Organizations that embrace cloud-native principles gain significant competitive advantages: faster time-to-market, reduced operational overhead, improved resilience, and optimized costs. However, these benefits come with complexity that requires investment in tooling, skills, and processes.

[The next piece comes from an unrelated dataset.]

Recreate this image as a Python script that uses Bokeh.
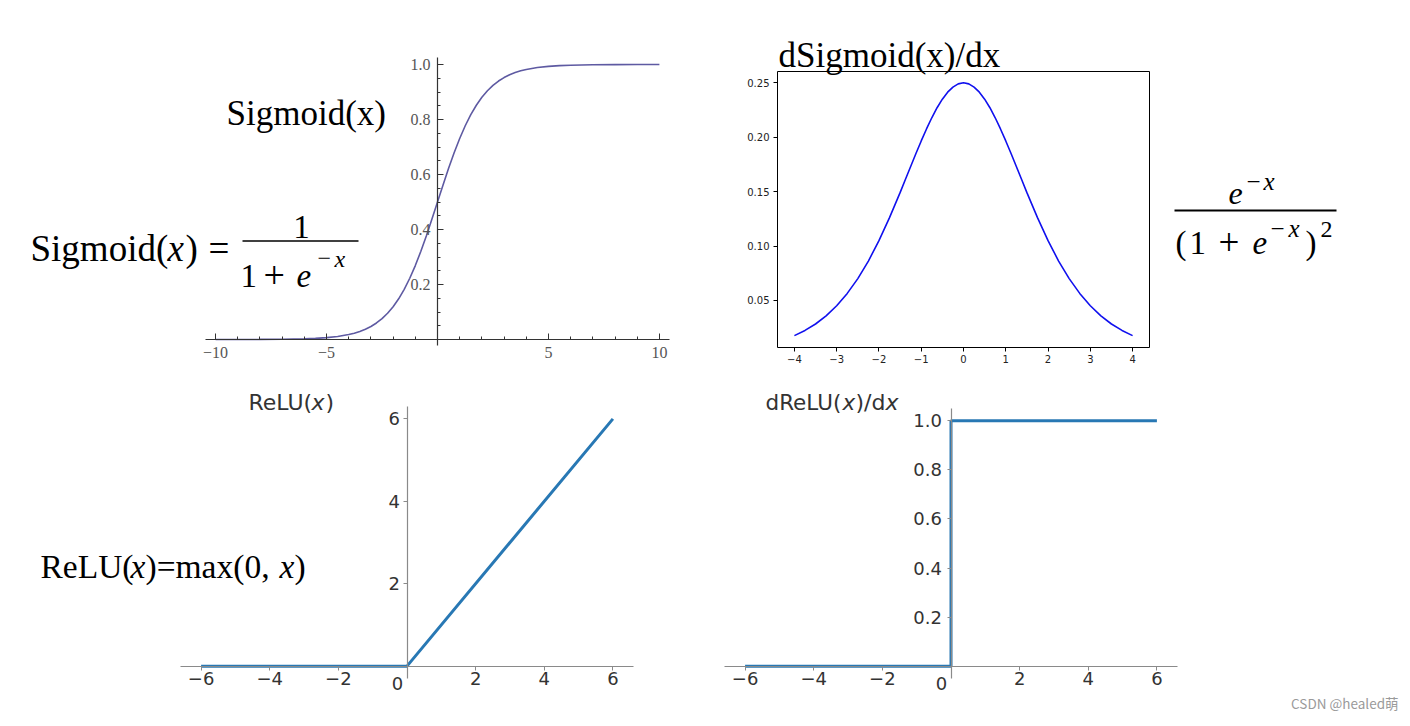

The journey to cloud-native maturity is iterative. Start with containerization, adopt Kubernetes for orchestration, implement Infrastructure as Code, then progressively add observability, security, and optimization practices. Each step builds on the previous, creating a robust foundation for future growth.
As cloud technologies continue to evolve, staying current with best practices and emerging patterns will be essential for maintaining a competitive edge in the digital economy.